Exercise: A good exercise for this is to begin plotting out your podcast content. See how many topics you can come up with. (This list is also a useful tool that you can use to come up with episode topics later!)
One thing I’ve learned already is that, through the very nature of podcasting - coming up with new topics and finding interesting people to talk to - you’re going to constantly be learning new things about your chosen topic. Not only that, but if you so choose, you’re going to be speaking with other people who share a mutual interest.
And what happens when you meet people who share common interests? You begin building a network!
Speaking with like-minded, passionate people about a topic you love not only makes for great content, but it’s also a really great way to leverage your show in multiple ways.
- Your listeners will be engaged
- You’ll be learning from and picking the brains of experts in your field
- You’ll be having fun AND expanding your network
Of course, it would help to have a pre-existing network before you start your podcast. But, truthfully, it’s not required. As we just went over, having a podcast or other content brand is a great way to get your name out there and meet other people who are interested in the same things as you. And thanks to the internet, it’s never been easier to find people who share an interest with you.
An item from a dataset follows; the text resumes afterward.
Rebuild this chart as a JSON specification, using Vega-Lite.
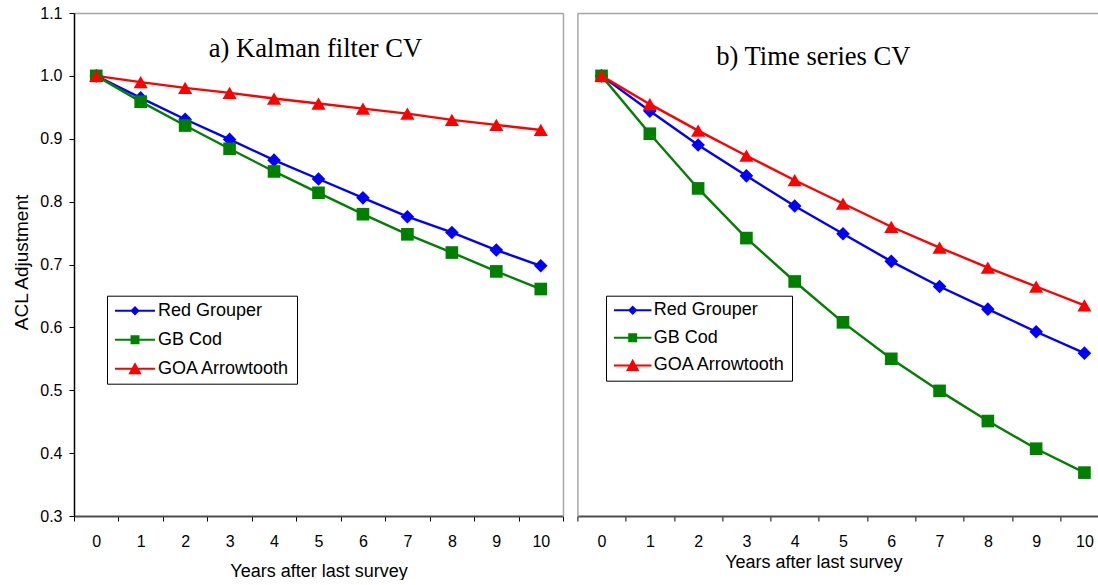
{
  "$schema": "https://vega.github.io/schema/vega-lite/v6.json",
  "padding": {"left": 12, "top": 5, "right": 0, "bottom": 0},
  "autosize": {"type": "pad"},
  "spacing": 12.4,
  "config": {"font": "Liberation Sans", "view": {"stroke": null}},
  "data": {"values": [
    {"panel": "a", "series": "Red Grouper", "year": 0, "value": 1.0},
    {"panel": "a", "series": "Red Grouper", "year": 1, "value": 0.965},
    {"panel": "a", "series": "Red Grouper", "year": 2, "value": 0.931},
    {"panel": "a", "series": "Red Grouper", "year": 3, "value": 0.899},
    {"panel": "a", "series": "Red Grouper", "year": 4, "value": 0.866},
    {"panel": "a", "series": "Red Grouper", "year": 5, "value": 0.836},
    {"panel": "a", "series": "Red Grouper", "year": 6, "value": 0.806},
    {"panel": "a", "series": "Red Grouper", "year": 7, "value": 0.776},
    {"panel": "a", "series": "Red Grouper", "year": 8, "value": 0.751},
    {"panel": "a", "series": "Red Grouper", "year": 9, "value": 0.723},
    {"panel": "a", "series": "Red Grouper", "year": 10, "value": 0.698},
    {"panel": "a", "series": "GB Cod", "year": 0, "value": 1.0},
    {"panel": "a", "series": "GB Cod", "year": 1, "value": 0.959},
    {"panel": "a", "series": "GB Cod", "year": 2, "value": 0.921},
    {"panel": "a", "series": "GB Cod", "year": 3, "value": 0.884},
    {"panel": "a", "series": "GB Cod", "year": 4, "value": 0.848},
    {"panel": "a", "series": "GB Cod", "year": 5, "value": 0.814},
    {"panel": "a", "series": "GB Cod", "year": 6, "value": 0.780},
    {"panel": "a", "series": "GB Cod", "year": 7, "value": 0.748},
    {"panel": "a", "series": "GB Cod", "year": 8, "value": 0.719},
    {"panel": "a", "series": "GB Cod", "year": 9, "value": 0.689},
    {"panel": "a", "series": "GB Cod", "year": 10, "value": 0.661},
    {"panel": "a", "series": "GOA Arrowtooth", "year": 0, "value": 1.0},
    {"panel": "a", "series": "GOA Arrowtooth", "year": 1, "value": 0.990},
    {"panel": "a", "series": "GOA Arrowtooth", "year": 2, "value": 0.981},
    {"panel": "a", "series": "GOA Arrowtooth", "year": 3, "value": 0.973},
    {"panel": "a", "series": "GOA Arrowtooth", "year": 4, "value": 0.964},
    {"panel": "a", "series": "GOA Arrowtooth", "year": 5, "value": 0.956},
    {"panel": "a", "series": "GOA Arrowtooth", "year": 6, "value": 0.948},
    {"panel": "a", "series": "GOA Arrowtooth", "year": 7, "value": 0.940},
    {"panel": "a", "series": "GOA Arrowtooth", "year": 8, "value": 0.930},
    {"panel": "a", "series": "GOA Arrowtooth", "year": 9, "value": 0.922},
    {"panel": "a", "series": "GOA Arrowtooth", "year": 10, "value": 0.914},
    {"panel": "b", "series": "Red Grouper", "year": 0, "value": 1.0},
    {"panel": "b", "series": "Red Grouper", "year": 1, "value": 0.944},
    {"panel": "b", "series": "Red Grouper", "year": 2, "value": 0.890},
    {"panel": "b", "series": "Red Grouper", "year": 3, "value": 0.841},
    {"panel": "b", "series": "Red Grouper", "year": 4, "value": 0.793},
    {"panel": "b", "series": "Red Grouper", "year": 5, "value": 0.749},
    {"panel": "b", "series": "Red Grouper", "year": 6, "value": 0.705},
    {"panel": "b", "series": "Red Grouper", "year": 7, "value": 0.665},
    {"panel": "b", "series": "Red Grouper", "year": 8, "value": 0.629},
    {"panel": "b", "series": "Red Grouper", "year": 9, "value": 0.593},
    {"panel": "b", "series": "Red Grouper", "year": 10, "value": 0.559},
    {"panel": "b", "series": "GB Cod", "year": 0, "value": 1.0},
    {"panel": "b", "series": "GB Cod", "year": 1, "value": 0.908},
    {"panel": "b", "series": "GB Cod", "year": 2, "value": 0.821},
    {"panel": "b", "series": "GB Cod", "year": 3, "value": 0.742},
    {"panel": "b", "series": "GB Cod", "year": 4, "value": 0.673},
    {"panel": "b", "series": "GB Cod", "year": 5, "value": 0.608},
    {"panel": "b", "series": "GB Cod", "year": 6, "value": 0.550},
    {"panel": "b", "series": "GB Cod", "year": 7, "value": 0.499},
    {"panel": "b", "series": "GB Cod", "year": 8, "value": 0.451},
    {"panel": "b", "series": "GB Cod", "year": 9, "value": 0.407},
    {"panel": "b", "series": "GB Cod", "year": 10, "value": 0.369},
    {"panel": "b", "series": "GOA Arrowtooth", "year": 0, "value": 1.0},
    {"panel": "b", "series": "GOA Arrowtooth", "year": 1, "value": 0.955},
    {"panel": "b", "series": "GOA Arrowtooth", "year": 2, "value": 0.913},
    {"panel": "b", "series": "GOA Arrowtooth", "year": 3, "value": 0.873},
    {"panel": "b", "series": "GOA Arrowtooth", "year": 4, "value": 0.834},
    {"panel": "b", "series": "GOA Arrowtooth", "year": 5, "value": 0.797},
    {"panel": "b", "series": "GOA Arrowtooth", "year": 6, "value": 0.760},
    {"panel": "b", "series": "GOA Arrowtooth", "year": 7, "value": 0.727},
    {"panel": "b", "series": "GOA Arrowtooth", "year": 8, "value": 0.695},
    {"panel": "b", "series": "GOA Arrowtooth", "year": 9, "value": 0.665},
    {"panel": "b", "series": "GOA Arrowtooth", "year": 10, "value": 0.635}
  ]},
  "hconcat": [
    {
      "width": 489,
      "height": 503,
      "transform": [{"filter": "datum.panel === 'a'"}],
      "title": {"text": "a) Kalman filter CV", "font": "Liberation Serif", "fontSize": 26.6, "fontWeight": "normal", "color": "#000000", "anchor": "middle", "baseline": "alphabetic", "frame": "group", "offset": -79, "dx": -3},
      "encoding": {
        "x": {"field": "year", "type": "quantitative", "scale": {"domain": [-0.5, 10.5], "nice": false, "zero": false}},
        "y": {"field": "value", "type": "quantitative", "scale": {"domain": [0.3, 1.1], "nice": false, "zero": false}},
        "color": {"field": "series", "type": "nominal",
          "scale": {"domain": ["Red Grouper", "GB Cod", "GOA Arrowtooth"], "range": ["#0000ff", "#008000", "#ff0000"]}}
      },
      "layer": [
        {
          "mark": {"type": "line", "strokeWidth": 2.4},
          "encoding": {
            "x": {"field": "year", "type": "quantitative",
              "axis": {"orient": "bottom", "values": [-0.5, 0, 0.5, 1, 1.5, 2, 2.5, 3, 3.5, 4, 4.5, 5, 5.5, 6, 6.5, 7, 7.5, 8, 8.5, 9, 9.5, 10, 10.5],
                "labelExpr": "datum.value % 1 === 0 ? '' + datum.value : ''",
                "tickOpacity": {"condition": {"test": "datum.value % 1 === 0", "value": 0}, "value": 1},
                "tickSize": 5, "tickColor": "#000000", "tickWidth": 1,
                "domainColor": "#4d4d4d", "domainWidth": 2,
                "labelFont": "Liberation Sans", "labelFontSize": 16, "labelColor": "#000000", "labelPadding": 12,
                "labelOverlap": false, "labelFlush": false, "labelBound": false, "grid": false,
                "title": "Years after last survey", "titleFont": "Liberation Sans", "titleFontSize": 18, "titleFontWeight": "normal", "titleColor": "#000000",
                "titleBaseline": "alphabetic", "titleY": 60}},
            "y": {"field": "value", "type": "quantitative",
              "axis": {"orient": "left", "values": [0.3, 0.4, 0.5, 0.6, 0.7, 0.8, 0.9, 1.0, 1.1], "format": ".1f",
                "tickSize": 5, "tickColor": "#000000", "domainColor": "#000000", "domainWidth": 1.5,
                "labelFont": "Liberation Sans", "labelFontSize": 16, "labelColor": "#000000", "labelPadding": 7, "grid": false,
                "title": "ACL Adjustment", "titleFont": "Liberation Sans", "titleFontSize": 19, "titleFontWeight": "normal", "titleColor": "#000000",
                "titleAngle": 270, "titleBaseline": "middle", "titleAlign": "center", "titleX": -53, "titleY": 249}},
            "color": {"field": "series", "type": "nominal",
              "legend": {"orient": "none", "legendX": 33, "legendY": 282.7, "title": null, "direction": "vertical",
                "fillColor": "#ffffff", "strokeColor": "#000000", "padding": 6, "rowPadding": 11,
                "labelFont": "Liberation Sans", "labelFontSize": 18, "labelColor": "#000000", "labelLimit": 400,
                "symbolSize": 144, "symbolOffset": 13, "labelOffset": 14,
                "encode": {"symbols": {"update": {
                  "shape": {"signal": "datum.value === 'Red Grouper' ? 'M-3.33,0L3.33,0M0,-0.55L0.55,0L0,0.55L-0.55,0Z' : datum.value === 'GB Cod' ? 'M-3.33,0L3.33,0M-0.58,-0.58L0.58,-0.58L0.58,0.58L-0.58,0.58Z' : 'M-3.33,0L3.33,0M0,-0.75L0.83,0.75L-0.83,0.75Z'"},
                  "fill": {"signal": "datum.value === 'Red Grouper' ? '#0000ff' : datum.value === 'GB Cod' ? '#008000' : '#ff0000'"},
                  "stroke": {"signal": "datum.value === 'Red Grouper' ? '#0000ff' : datum.value === 'GB Cod' ? '#008000' : '#ff0000'"},
                  "strokeWidth": {"value": 2},
                  "size": {"value": 144},
                  "opacity": {"value": 1}
                }}}}}
          }
        },
        {
          "transform": [{"filter": "datum.series === 'Red Grouper'"}],
          "mark": {"type": "point", "shape": "diamond", "filled": true, "opacity": 1, "size": 185},
          "encoding": {
            "x": {"field": "year", "type": "quantitative",
              "axis": {"orient": "top", "domainColor": "#a6a6a6", "domainWidth": 1.5, "ticks": false, "labels": false, "title": null, "grid": false}},
            "y": {"field": "value", "type": "quantitative",
              "axis": {"orient": "right", "domainColor": "#a6a6a6", "domainWidth": 1.5, "ticks": false, "labels": false, "title": null, "grid": false}}
          }
        },
        {
          "transform": [{"filter": "datum.series === 'GB Cod'"}],
          "mark": {"type": "point", "shape": "square", "filled": true, "opacity": 1, "size": 160},
          "encoding": {
            "x": {"field": "year", "type": "quantitative", "axis": null},
            "y": {"field": "value", "type": "quantitative", "axis": null}
          }
        },
        {
          "transform": [{"filter": "datum.series === 'GOA Arrowtooth'"}],
          "mark": {"type": "point", "shape": "triangle-up", "filled": true, "opacity": 1, "size": 200},
          "encoding": {
            "x": {"field": "year", "type": "quantitative", "axis": null},
            "y": {"field": "value", "type": "quantitative", "axis": null}
          }
        }
      ],
      "resolve": {"axis": {"x": "independent", "y": "independent"}}
    },
    {
      "width": 522,
      "height": 503,
      "transform": [{"filter": "datum.panel === 'b'"}],
      "title": {"text": "b) Time series CV", "font": "Liberation Serif", "fontSize": 26.6, "fontWeight": "normal", "color": "#000000", "anchor": "middle", "baseline": "alphabetic", "frame": "group", "offset": -79, "dx": -25},
      "encoding": {
        "x": {"field": "year", "type": "quantitative", "scale": {"domain": [-0.5, 10.31], "nice": false, "zero": false}},
        "y": {"field": "value", "type": "quantitative", "scale": {"domain": [0.3, 1.1], "nice": false, "zero": false}},
        "color": {"field": "series", "type": "nominal",
          "scale": {"domain": ["Red Grouper", "GB Cod", "GOA Arrowtooth"], "range": ["#0000ff", "#008000", "#ff0000"]}}
      },
      "layer": [
        {
          "mark": {"type": "line", "strokeWidth": 2.4},
          "encoding": {
            "x": {"field": "year", "type": "quantitative",
              "axis": {"orient": "bottom", "values": [-0.5, 0, 0.5, 1, 1.5, 2, 2.5, 3, 3.5, 4, 4.5, 5, 5.5, 6, 6.5, 7, 7.5, 8, 8.5, 9, 9.5, 10],
                "labelExpr": "datum.value % 1 === 0 ? '' + datum.value : ''",
                "tickOpacity": {"condition": {"test": "datum.value % 1 === 0", "value": 0}, "value": 1},
                "tickSize": 5, "tickColor": "#000000", "tickWidth": 1,
                "domainColor": "#4d4d4d", "domainWidth": 2,
                "labelFont": "Liberation Sans", "labelFontSize": 16, "labelColor": "#000000", "labelPadding": 12,
                "labelOverlap": false, "labelFlush": false, "labelBound": false, "grid": false,
                "title": "Years after last survey", "titleFont": "Liberation Sans", "titleFontSize": 18, "titleFontWeight": "normal", "titleColor": "#000000",
                "titleBaseline": "alphabetic", "titleY": 51.3, "titleX": 236}},
            "y": {"field": "value", "type": "quantitative",
              "axis": {"orient": "left", "domainColor": "#a6a6a6", "domainWidth": 1.5, "ticks": false, "labels": false, "title": null, "grid": false}},
            "color": {"field": "series", "type": "nominal",
              "legend": {"orient": "none", "legendX": 28.6, "legendY": 282.7, "title": null, "direction": "vertical",
                "fillColor": "#ffffff", "strokeColor": "#000000", "padding": 5.5, "rowPadding": 9.6,
                "labelFont": "Liberation Sans", "labelFontSize": 18, "labelColor": "#000000", "labelLimit": 400,
                "symbolSize": 144, "symbolOffset": 12.2, "labelOffset": 12,
                "encode": {"symbols": {"update": {
                  "shape": {"signal": "datum.value === 'Red Grouper' ? 'M-3.13,0L3.13,0M0,-0.55L0.55,0L0,0.55L-0.55,0Z' : datum.value === 'GB Cod' ? 'M-3.13,0L3.13,0M-0.58,-0.58L0.58,-0.58L0.58,0.58L-0.58,0.58Z' : 'M-3.13,0L3.13,0M0,-0.75L0.83,0.75L-0.83,0.75Z'"},
                  "fill": {"signal": "datum.value === 'Red Grouper' ? '#0000ff' : datum.value === 'GB Cod' ? '#008000' : '#ff0000'"},
                  "stroke": {"signal": "datum.value === 'Red Grouper' ? '#0000ff' : datum.value === 'GB Cod' ? '#008000' : '#ff0000'"},
                  "strokeWidth": {"value": 2},
                  "size": {"value": 144},
                  "opacity": {"value": 1}
                }}}}}
          }
        },
        {
          "transform": [{"filter": "datum.series === 'Red Grouper'"}],
          "mark": {"type": "point", "shape": "diamond", "filled": true, "opacity": 1, "size": 185},
          "encoding": {
            "x": {"field": "year", "type": "quantitative",
              "axis": {"orient": "top", "domainColor": "#a6a6a6", "domainWidth": 1.5, "ticks": false, "labels": false, "title": null, "grid": false}},
            "y": {"field": "value", "type": "quantitative", "axis": null}
          }
        },
        {
          "transform": [{"filter": "datum.series === 'GB Cod'"}],
          "mark": {"type": "point", "shape": "square", "filled": true, "opacity": 1, "size": 160},
          "encoding": {
            "x": {"field": "year", "type": "quantitative", "axis": null},
            "y": {"field": "value", "type": "quantitative", "axis": null}
          }
        },
        {
          "transform": [{"filter": "datum.series === 'GOA Arrowtooth'"}],
          "mark": {"type": "point", "shape": "triangle-up", "filled": true, "opacity": 1, "size": 200},
          "encoding": {
            "x": {"field": "year", "type": "quantitative", "axis": null},
            "y": {"field": "value", "type": "quantitative", "axis": null}
          }
        }
      ],
      "resolve": {"axis": {"x": "independent", "y": "independent"}}
    }
  ],
  "resolve": {"scale": {"color": "independent"}, "legend": {"color": "independent"}}
}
All that said, of course, if you’re starting a podcast and already have a network within your niche, that’s a great thing to have. But it’s also comforting to know that, with enough preparation, strategy, and determination, you can essentially use podcasting or content creation as leverage to meet new and interesting people who have common interests with you.
As you can see, podcasting is not only a great way to turn a passion into something more, it’s also an excellent way to continue learning about that passion, and expanding your network at the same time.